Softly-spoken and courteous, speaking to The Scotsman on condition of anonymity, he pauses to offer cigarettes. "When we hear al-Qaeda are threatening the Shia, we do celebratory gunfire," he says.

When Hezbollah, a Shia party, brandished its power, some of Lebanon's Sunnis felt humiliated. Their Grand Mufti, Qabbani, warned that they had "had enough", bringing fears his words could be interpreted as a signal to fight back.

"After the Mufti's speech, we received funding from rich Sunni individuals," claims the Bab al Tebbaneh fighter. "What happened has pushed us into more co-ordination. We have more contact. We are ready. This is happening all over the country.

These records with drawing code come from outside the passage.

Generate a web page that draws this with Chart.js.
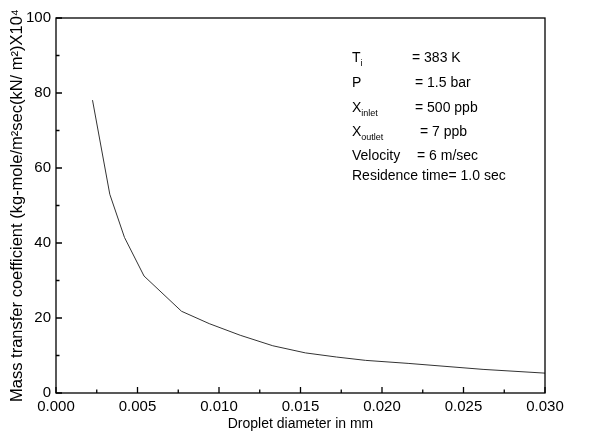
<!DOCTYPE html>
<html>
<head>
<meta charset="utf-8">
<script src="https://cdn.jsdelivr.net/npm/chart.js@4/dist/chart.umd.min.js"></script>
<style>
html,body{margin:0;padding:0;background:#fff;}
#wrap{width:608px;height:433px;}
</style>
</head>
<body>
<div id="wrap"><canvas id="c" width="608" height="433"></canvas></div>
<script>
// Data
const dropletDiameter = [0.00224, 0.0033, 0.0042, 0.0054, 0.0077, 0.0094, 0.0113, 0.0133, 0.0153, 0.0172, 0.0190, 0.0216, 0.0262, 0.0300];
const massTransferCoef = [78.1, 53.0, 41.5, 31.2, 21.8, 18.5, 15.4, 12.6, 10.7, 9.6, 8.7, 7.9, 6.3, 5.3];
const xTicks = [0.000, 0.005, 0.010, 0.015, 0.020, 0.025, 0.030];
const yTicks = [0, 20, 40, 60, 80, 100];
const xMinorTicks = [0.0025, 0.0075, 0.0125, 0.0175, 0.0225, 0.0275];
const yMinorTicks = [10, 30, 50, 70, 90];
// Annotation: [main, subscript, value]
const noteLabels = ["T", "P", "X", "X", "Velocity", "Residence time"];
const noteSubs = ["i", "", "inlet", "outlet", "", ""];
const noteValues = ["= 383 K", "= 1.5 bar", "= 500 ppb", "= 7 ppb", "= 6 m/sec", "= 1.0 sec"];

const FONT = "Liberation Sans, Arial, Helvetica, sans-serif";

const points = dropletDiameter.map((x, i) => ({x: x, y: massTransferCoef[i]}));

const framePlugin = {
  id: 'frame',
  afterDraw(chart) {
    const ctx = chart.ctx;
    const a = chart.chartArea;
    const xs = chart.scales.x, ys = chart.scales.y;
    ctx.save();
    ctx.strokeStyle = '#000';
    ctx.lineWidth = 1.3;
    ctx.strokeRect(a.left, a.top, a.right - a.left, a.bottom - a.top);
    ctx.beginPath();
    xTicks.forEach(v => { const p = xs.getPixelForValue(v); ctx.moveTo(p, a.bottom); ctx.lineTo(p, a.bottom - 6); });
    xMinorTicks.forEach(v => { const p = xs.getPixelForValue(v); ctx.moveTo(p, a.bottom); ctx.lineTo(p, a.bottom - 3.5); });
    yTicks.forEach(v => { const p = ys.getPixelForValue(v); ctx.moveTo(a.left, p); ctx.lineTo(a.left + 6, p); });
    yMinorTicks.forEach(v => { const p = ys.getPixelForValue(v); ctx.moveTo(a.left, p); ctx.lineTo(a.left + 3.5, p); });
    ctx.stroke();

    // annotation block
    ctx.fillStyle = '#000';
    ctx.textBaseline = 'alphabetic';
    const lineY = [62, 87, 112, 136, 160, 180];
    const valX = [412, 415, 415, 420, 417, 0];
    const left = a.left + 296;
    for (let i = 0; i < noteLabels.length; i++) {
      const y = lineY[i];
      ctx.font = '14px ' + FONT;
      ctx.textAlign = 'left';
      let txt = noteLabels[i];
      ctx.fillText(txt, left, y);
      let w = ctx.measureText(txt).width;
      if (noteSubs[i]) {
        ctx.font = '9px ' + FONT;
        ctx.fillText(noteSubs[i], left + w, y + 4);
      }
      ctx.font = '14px ' + FONT;
      if (valX[i]) {
        ctx.fillText(noteValues[i], valX[i], y);
      } else {
        ctx.fillText(noteValues[i], left + w, y);
      }
    }
    ctx.restore();
  }
};

new Chart(document.getElementById('c'), {
  type: 'scatter',
  data: {
    datasets: [{
      data: points,
      showLine: true,
      borderColor: '#333',
      borderWidth: 1,
      pointRadius: 0,
      tension: 0,
      fill: false
    }]
  },
  options: {
    responsive: false,
    animation: false,
    devicePixelRatio: 1,
    layout: {padding: {left: 0, top: 18, right: 63, bottom: 0}},
    plugins: {legend: {display: false}, tooltip: {enabled: false}},
    scales: {
      x: {
        type: 'linear', min: 0, max: 0.030,
        afterBuildTicks(s) { s.ticks = xTicks.map(v => ({value: v})); },
        afterFit(s) { s.height = 40; },
        grid: {display: false, drawTicks: false},
        border: {display: false},
        ticks: {
          color: '#000', padding: 5,
          font: {family: FONT, size: 15},
          callback: v => v.toFixed(3),
          maxRotation: 0, autoSkip: false
        },
        title: {display: true, text: 'Droplet diameter in mm', color: '#000',
          font: {family: FONT, size: 14}, padding: {top: 0, bottom: 0}}
      },
      y: {
        type: 'linear', min: 0, max: 100,
        afterBuildTicks(s) { s.ticks = yTicks.map(v => ({value: v})); },
        afterFit(s) { s.width = 56; },
        grid: {display: false, drawTicks: false},
        border: {display: false},
        ticks: {
          color: '#000', padding: 5,
          font: {family: FONT, size: 15}
        },
        title: {display: true, text: 'Mass transfer coefficient (kg-mole/m²sec(kN/ m²)X10⁴', color: '#000',
          font: {family: FONT, size: 16.5}, padding: {top: 8, bottom: 0}}
      }
    }
  },
  plugins: [framePlugin]
});
</script>
</body>
</html>
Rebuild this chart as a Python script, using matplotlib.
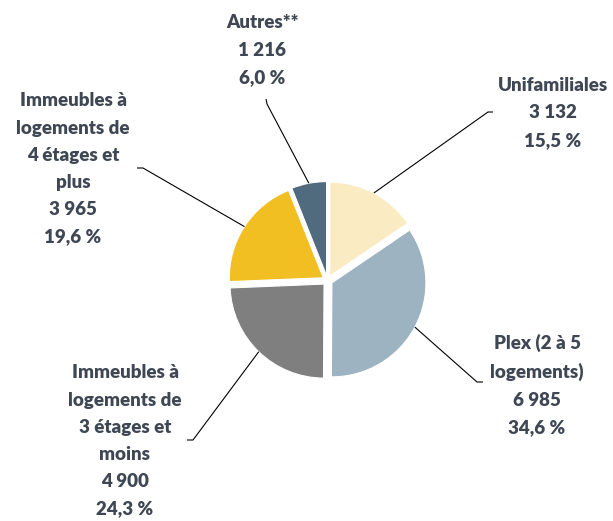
import numpy as np
import matplotlib
matplotlib.use('Agg')
import matplotlib.pyplot as plt

# logements par type de bâtiment
categories = ['Unifamiliales', 'Plex (2 à 5\nlogements)',
              'Immeubles à\nlogements de\n3 étages et\nmoins',
              'Immeubles à\nlogements de\n4 étages et\nplus', 'Autres**']
counts = [3132, 6985, 4900, 3965, 1216]
counts_txt = ['3 132', '6 985', '4 900', '3 965', '1 216']
pct_txt = ['15,5 %', '34,6 %', '24,3 %', '19,6 %', '6,0 %']

colors = ['#FBEBC3', '#9DB3C2', '#7F7F7F', '#F2BF22', '#4F6B7D']
text_color = '#3E4753'

# label layout, in pixel coords (y down)
label_pos = [(553, 113), (537, 385), (125, 441), (73, 169), (262, 50)]
elbows = [[(493, 112), (488, 112)],
          [(483, 382), (477, 382)],
          [(187, 440), (193, 440)],
          [(137, 168), (143, 168)],
          [(266, 99), (267, 104)]]

W, H = 613, 521
fig = plt.figure(figsize=(W / 100, H / 100), dpi=100)
ax = fig.add_axes([0, 0, 1, 1])

# y axis is inverted, so start at -90 and go counterclockwise in data
# space to get a clockwise pie starting at 12 o'clock
# (explode is in data units here, i.e. pixels)
wedges, _ = ax.pie(counts, colors=colors, startangle=-90, counterclock=True,
                   center=(327.5, 280.5), radius=94,
                   explode=[5] * len(counts),
                   wedgeprops=dict(edgecolor='white', linewidth=0.8))

ax.set_xlim(0, W)
ax.set_ylim(H, 0)
ax.set_aspect('equal')
ax.axis('off')

for w, name, n, p, pos, elb in zip(wedges, categories, counts_txt, pct_txt,
                                   label_pos, elbows):
    mid = np.deg2rad((w.theta1 + w.theta2) / 2)
    cx, cy = w.center
    ax_pt = (cx + w.r * np.cos(mid), cy + w.r * np.sin(mid))
    pts = elb + [ax_pt]
    ax.plot([q[0] for q in pts], [q[1] for q in pts], color='black', lw=0.8,
            solid_capstyle='butt')
    ax.text(pos[0], pos[1], f'{name}\n{n}\n{p}', ha='center', va='center',
            fontsize=13.5, fontweight='heavy', family=['Lato', 'DejaVu Sans'],
            color=text_color, linespacing=1.73)

fig.savefig('out.png', dpi=100)
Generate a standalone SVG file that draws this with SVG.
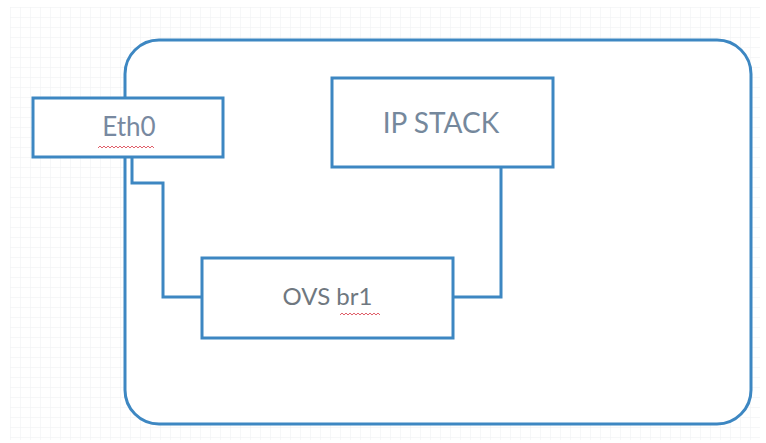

We have no problem with al-Qaeda coming in, if they want to defend the Sunnis."


Meanwhile according to Deutsche Presse-Agentur, these Sunni fighters are trying to spark a new confrontation with the army:

Lebanese forces detained 12 people on Saturday after gunmen fired at an army patrol near a Palestinian refugee camp in the north of the country, a Lebanese security official said.

The incident took place in Qobbeh, a predominantly Sunni district on the northeastern edge of the port city of Tripoli, the official said.

'Unidentified gunmen fired as the army patrol was passing by, but there were no injuries,' he said. The attack prompted the Lebanese army to increase its presence in the area.

Army posts have been the target of similar attacks in northern Lebanon. On Thursday, the army defused a roadside bomb near a military base north of Tripoli and last month a soldier was killed in a blast at an army intelligence base in Abdeh, also in the north.